People in Killarney are undoubtedly sympathetic to the plight of those fleeing war. The town has a proud history of accommodating those in dire need – more than two decades ago, it welcomed Kosovan refugees in the town following the outbreak of armed conflict.
But local journalist Anne Lucey told Prime Time that the atmosphere in the town has shifted.
"At the start of the war in the Ukraine and when people began to arrive in numbers in March, you had an enormous response. It was very welcoming," Ms Lucey said.
"But then, as the volume, the sheer volume, and the numbers began to grow, I think the mood has changed somewhat."
For Ms Lucey, part of the problem is a lack of Government assistance.
"There's the odd pat on the back being given to the people in Killarney and how great they are," she said.
"But there's little else, and there's no practical supports being given – and people do feel overwhelmed."
Already under pressure, local GP services are feeling particularly overwhelmed by Killarney’s sudden population increase.
Dr Gary Stack is one of the three GPs who run the Park Medical Practice. When there were about 1,000 Ukrainians in Killarney last May, the 20 or so GPs in the town took on around 50 Ukrainians each.
He told Prime Time that the increase to around 3,000 Ukrainians and 400 to 500 international protection applicants staying in hotels makes it "impossible" for them to manage.
The volume of refugees in Killarney poses practical issues for the day-to-day work of the local GPs.
The language barrier is one issue, and Dr Stack said consultations are often "twice as long or maybe three times as long as normal".
Dr Stack also said that Ukrainian patients also expect to be able to see a specialist far sooner than the Irish health system can accommodate.
"They don't appear to have a GP system like we have here. They would generally have direct access to specialist within a week or two," he said.
Figures supplied by the Department of Equality to Prime Time show there are 5,880 Ukrainian refugees in Kerry.
According to Ms Lucey, locals in Killarney have been welcoming of Ukrainian refugees. But the response to asylum seekers from other countries has been less warm.
"Unfortunately, I think the division is falling along the lines of white Christian versus people of colour," she said.
"There is this big danger that it will settle along those lines. This division is being created inadvertently."
32-year-old Ali Djacem is an international protection applicant.
He has been living in a hotel in Killarney since September. He said there is a "critical situation" in his native Algeria where people are being "persecuted in their own country and there is no freedom to talk about, to express your ideas".
After completing a doctorate in economics after studying in Russia for five years, Mr Djacem wanted to return home and work in Algeria. But he has concluded that it is not safe to live there.
Eight men have been charged in connection with a violent incident on New Year’s Day at a reception centre for asylum seekers in Killarney.
Mr Djacem told Prime Time that, after the incident, some international protection applicants have been approached while walking on Killarney’s streets.

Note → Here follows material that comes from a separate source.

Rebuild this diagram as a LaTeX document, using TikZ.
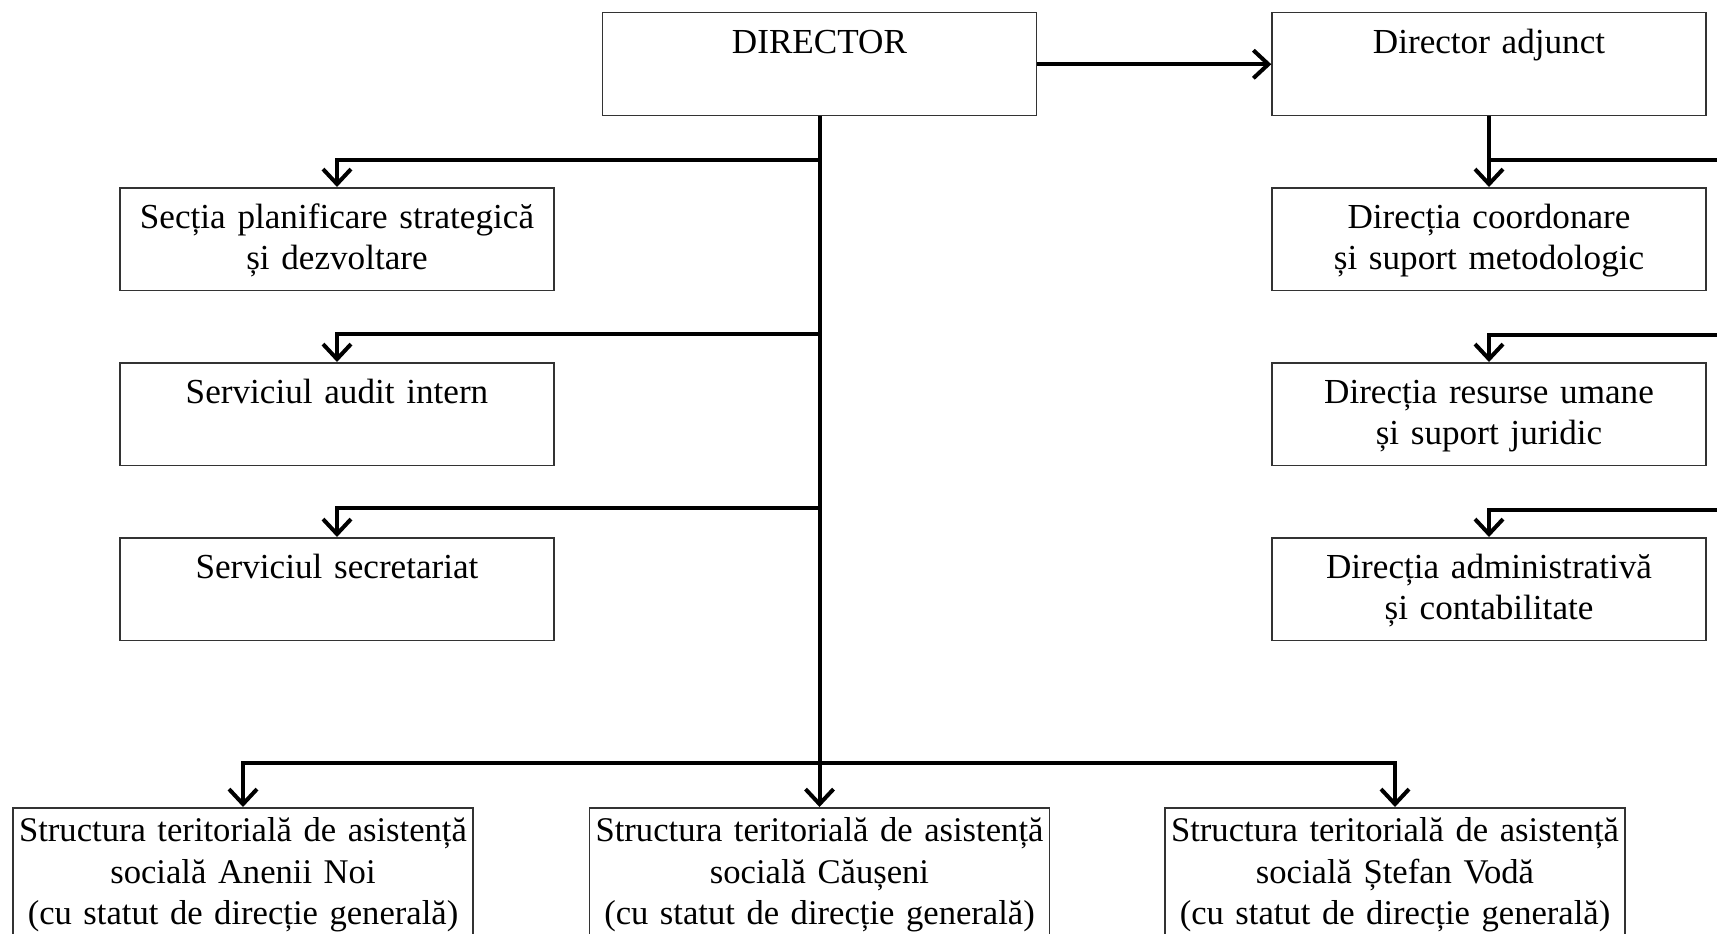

"Some Irish people came to them and started to insult them and to be aggressive with them," he said.
Mr Djacem insisted that most people in the community were welcoming.

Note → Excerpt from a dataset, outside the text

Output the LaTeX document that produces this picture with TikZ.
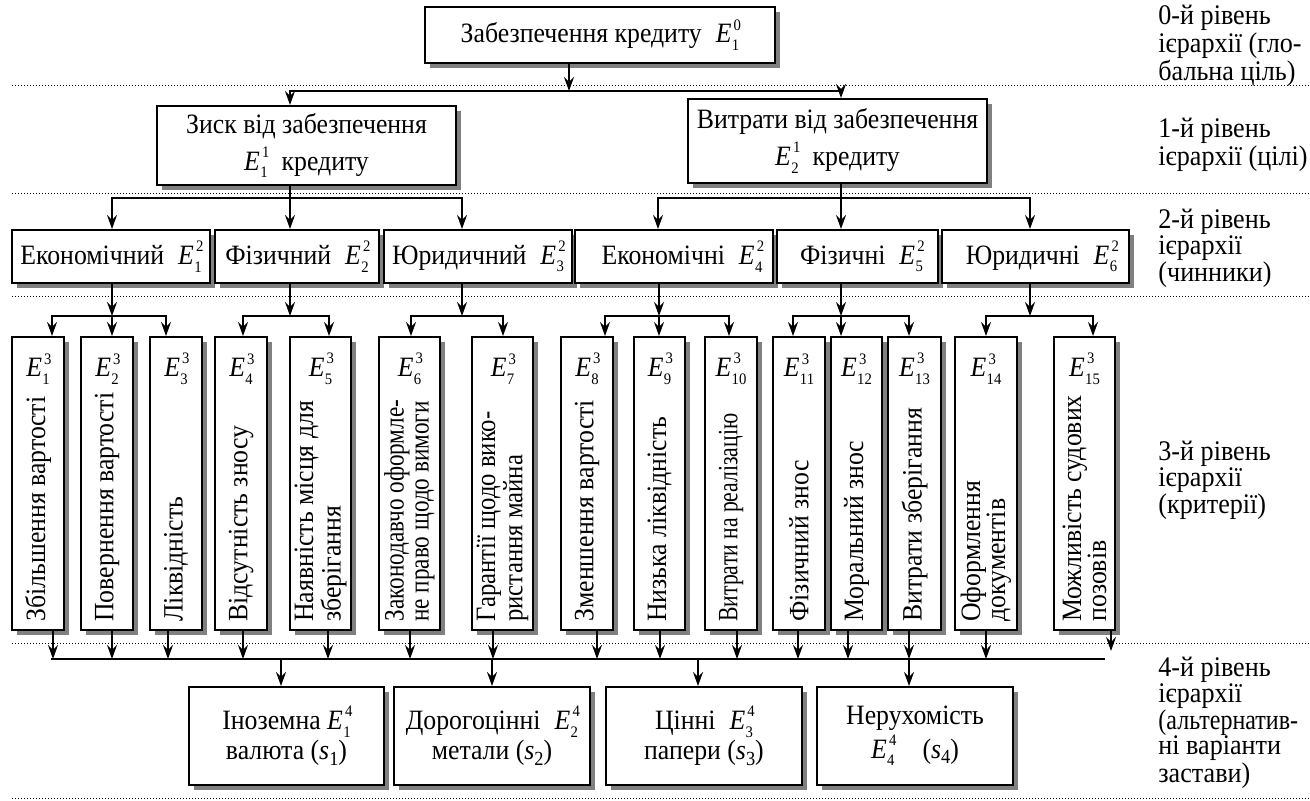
\documentclass[tikz,border=0pt]{standalone}
\usepackage{fontspec}
\setmainfont{Liberation Serif}[FakeStretch=0.92]
\usetikzlibrary{arrows.meta,shadows}

% font sizes (picture unit: 1 = 0.5pt)
\newcommand{\fs}{\fontsize{14}{14}\selectfont}
\newcommand{\lfs}{\fontsize{14.2}{12.6}\selectfont}
\newcommand{\vfs}{\fontsize{14}{12.5}\selectfont}
\newcommand{\idx}{\fontsize{8}{8}\selectfont}
% E with lower and upper index
\newcommand{\Eij}[2]{\textit{E}\kern0.2pt\rlap{\kern0.9pt\raisebox{1.0ex}{\idx #2}}\raisebox{-0.6ex}{\idx #1}}
% alternative s_k
\newcommand{\sv}[1]{\textit{s}\raisebox{-0.45ex}{\fontsize{10}{10}\selectfont #1}}
% box given by its corners (x1,y1,x2,y2)
\newcommand{\bx}[6]{\node[box, minimum width={(#4-#2)*0.5pt}, minimum height={(#5-#3)*0.5pt}] (#1) at ({(#2+#4)/2},{(#3+#5)/2}) {#6};}
% horizontally condensed text
\newcommand{\cond}[2]{\scalebox{#1}[1]{#2}}

\tikzset{
  box/.style={draw, line width=1pt, fill=white, inner sep=0pt, align=center, font=\fs,
    general shadow={fill=black!50, shadow xshift=2.5pt, shadow yshift=-2.5pt}},
  ln/.style={line width=0.8pt},
  arr/.style={line width=0.8pt, -{Stealth[length=7pt,width=5pt,inset=2.5pt]}},
  sep/.style={line width=0.5pt, dash pattern=on 0.5pt off 1pt},
  lbl/.style={anchor=north west, align=left, inner sep=0pt, font=\lfs},
  etag/.style={inner sep=0pt, font=\fs},
  vtext/.style={rotate=90, anchor=west, align=left, inner sep=0pt, font=\vfs},
}

\begin{document}
\begin{tikzpicture}[x=0.5pt,y=-0.5pt]
\useasboundingbox (0,0) rectangle (1310,801);

% level separators
\foreach \y in {86,194,297,643,798}
  \draw[sep] (12,\y) -- (1310,\y);

% level labels
\node[lbl] (t0) at (1158,5) {0-й рівень\\ієрархії (гло-\\бальна ціль)};
\node[lbl] (t1) at (1158,118) {1-й рівень\\ієрархії (цілі)};
\node[lbl] (t2) at (1158,209) {2-й рівень\\ієрархії\\(чинники)};
\node[lbl] (t3) at (1158,441) {3-й рівень\\ієрархії\\(критерії)};
\node[lbl] (t4) at (1158,657) {4-й рівень\\ієрархії\\\cond{0.92}{(альтернатив-}\\ні варіанти\\застави)};

% level 0 and level 1
\bx{L0}{425}{7}{775}{63}{Забезпечення кредиту\enspace\Eij{1}{0}}
\bx{L1a}{157}{106}{456}{185}{Зиск від забезпечення\\[3pt]\Eij{1}{1}\enspace кредиту}
\bx{L1b}{688}{99}{987}{183}{Витрати від забезпечення\\[3pt]\Eij{2}{1}\enspace кредиту}

% level 2
\bx{L2a}{12}{230}{210}{283}{Економічний\enspace\Eij{1}{2}}
\bx{L2b}{215}{230}{379}{283}{Фізичний\enspace\Eij{2}{2}}
\bx{L2c}{384}{230}{572}{283}{Юридичний\enspace\Eij{3}{2}}
\bx{L2d}{575}{230}{773}{283}{\hspace*{8pt}Економічні\enspace\Eij{4}{2}}
\bx{L2e}{777}{230}{938}{283}{\hspace*{4pt}Фізичні\enspace\Eij{5}{2}}
\bx{L2f}{942}{230}{1129}{283}{\hspace*{6pt}Юридичні\enspace\Eij{6}{2}}

% level 3 boxes
\foreach \n/\a/\b in {1/12/64, 2/81/133, 3/150/202, 4/215/267, 5/290/351,
    6/379/440, 7/472/533, 8/561/613, 9/634/685, 10/705/757, 11/773/825,
    12/831/882, 13/888/941, 14/955/1017, 15/1054/1115}
  \bx{C\n}{\a}{337}{\b}{630}{};

% level 3 indices
\foreach \n in {1,...,15}
  \node[etag] (ce\n) at (C\n.north |- 0,369) {\Eij{\n}{3}};

% level 3 texts
\node[vtext] (ct1) at (C1.south |- 0,622) {Збільшення вартості};
\node[vtext] (ct2) at (C2.south |- 0,622) {Повернення вартості};
\node[vtext] (ct3) at (C3.south |- 0,622) {Ліквідність};
\node[vtext] (ct4) at (C4.south |- 0,622) {Відсутність зносу};
\node[vtext] (ct5) at (C5.south |- 0,622) {Наявність місця для\\зберігання};
\node[vtext] (ct6) at (C6.south |- 0,622) {\cond{0.9}{Законодавчо оформле-}\\\cond{0.9}{не право щодо вимоги}};
\node[vtext] (ct7) at (C7.south |- 0,622) {\cond{0.96}{Гарантії щодо вико-}\\\cond{0.96}{ристання майна}};
\node[vtext] (ct8) at (C8.south |- 0,622) {Зменшення вартості};
\node[vtext] (ct9) at (C9.south |- 0,622) {Низька ліквідність};
\node[vtext] (ct10) at (C10.south |- 0,622) {\cond{0.84}{Витрати на реалізацію}};
\node[vtext] (ct11) at (C11.south |- 0,622) {Фізичний знос};
\node[vtext] (ct12) at (C12.south |- 0,622) {Моральний знос};
\node[vtext] (ct13) at (C13.south |- 0,622) {Витрати зберігання};
\node[vtext] (ct14) at (C14.south |- 0,622) {Оформлення\\документів};
\node[vtext] (ct15) at (C15.south |- 0,622) {Можливість судових\\позовів};

% level 4
\bx{D1}{189}{687}{384}{785}{Іноземна \Eij{1}{4}\\[1pt]валюта (\sv{1})}
\bx{D2}{394}{687}{590}{785}{Дорогоцінні\enspace\Eij{2}{4}\\[1pt]метали (\sv{2})}
\bx{D3}{606}{687}{802}{785}{Цінні\enspace\Eij{3}{4}\\[1pt]папери (\sv{3})}
\bx{D4}{817}{687}{1013}{785}{Нерухомість\\[1pt]\Eij{4}{4}\quad(\sv{4})}

% level 0 -> level 1
\coordinate (b0) at (569,91);
\coordinate (b0l) at (290,91);
\coordinate (b0r) at (841,91);
\draw[arr] (b0 |- L0.south) -- (b0);
\draw[arr] (b0) -| (b0l |- L1a.north);
\draw[arr] (b0) -| (b0r |- L1b.north);

% level 1 -> level 2
\coordinate (b1) at (290,198);
\coordinate (b1a) at (112,198);
\coordinate (b1c) at (462,198);
\draw[ln] (b1 |- L1a.south) -- (b1);
\draw[arr] (b1) -| (b1a |- L2a.north);
\draw[arr] (b1) -- (b1 |- L2b.north);
\draw[arr] (b1) -| (b1c |- L2c.north);
\coordinate (b2) at (841,198);
\coordinate (b2a) at (658,198);
\coordinate (b2c) at (1030,198);
\draw[ln] (b2 |- L1b.south) -- (b2);
\draw[arr] (b2) -| (b2a |- L2d.north);
\draw[arr] (b2) -- (b2 |- L2e.north);
\draw[arr] (b2) -| (b2c |- L2f.north);

% level 2 -> level 3
\coordinate (g1) at (112,316);
\coordinate (g1a) at (52,316);
\coordinate (g1c) at (166,316);
\draw[arr] (g1 |- L2a.south) -- (g1);
\draw[arr] (g1) -| (g1a |- C1.north);
\draw[arr] (g1) -- (g1 |- C2.north);
\draw[arr] (g1) -| (g1c |- C3.north);

\coordinate (g2) at (290,316);
\coordinate (g2a) at (243,316);
\coordinate (g2b) at (329,316);
\draw[arr] (g2 |- L2b.south) -- (g2);
\draw[arr] (g2) -| (g2a |- C4.north);
\draw[arr] (g2) -| (g2b |- C5.north);

\coordinate (g3) at (462,316);
\coordinate (g3a) at (411,316);
\coordinate (g3b) at (503,316);
\draw[arr] (g3 |- L2c.south) -- (g3);
\draw[arr] (g3) -| (g3a |- C6.north);
\draw[arr] (g3) -| (g3b |- C7.north);

\coordinate (g4) at (659,316);
\coordinate (g4a) at (605,316);
\coordinate (g4c) at (729,316);
\draw[arr] (g4 |- L2d.south) -- (g4);
\draw[arr] (g4) -| (g4a |- C8.north);
\draw[arr] (g4) -- (g4 |- C9.north);
\draw[arr] (g4) -| (g4c |- C10.north);

\coordinate (g5) at (841,316);
\coordinate (g5a) at (793,316);
\coordinate (g5c) at (909,316);
\draw[arr] (g5 |- L2e.south) -- (g5);
\draw[arr] (g5) -| (g5a |- C11.north);
\draw[arr] (g5) -- (g5 |- C12.north);
\draw[arr] (g5) -| (g5c |- C13.north);

\coordinate (g6) at (1030,316);
\coordinate (g6a) at (986,316);
\coordinate (g6b) at (1093,316);
\draw[arr] (g6 |- L2f.south) -- (g6);
\draw[arr] (g6) -| (g6a |- C14.north);
\draw[arr] (g6) -| (g6b |- C15.north);

% level 3 -> level 4
\coordinate (ul) at (51,659);
\coordinate (ur) at (1105,659);
\draw[ln] (ul) -- (ur);
\foreach \n/\x in {1/53,2/112,3/168,4/243,5/328,6/410,7/493,8/597,9/660,
    10/737,11/798,12/848,13/909,14/986}{
  \coordinate (u\n) at (\x,659);
  \draw[arr] (u\n |- C\n.south) -- (u\n);
}
\coordinate (u15) at (1111,651);
\draw[arr] (u15 |- C15.south) -- (u15);

\foreach \n/\x in {1/281,2/492,3/698,4/909}{
  \coordinate (v\n) at (\x,659);
  \draw[arr] (v\n) -- (v\n |- D\n.north);
}
\end{tikzpicture}
\end{document}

"They are always trying to help me and to give me support," he said.
There have been some minor protests against the accommodation of asylum seekers in Killarney since Christmas.
Dr Stack and Mr O’Callaghan said that many of the protesters were not actually from the area.
"I have absolutely no time for that. And those people, for me, can jog on. I have absolutely no interest in 'us and them’. We're all in it together. Everybody's a human being here," Mr O’Callaghan said.
But Dr Stack said that, on a practical level, Killarney was overwhelmed with refugees.
Mr O’Callaghan concurred. Given there is no end in sight to the war in Ukraine, he said, there needed to be some realism.
"There's only so much that the system here in Killarney can take before it breaks."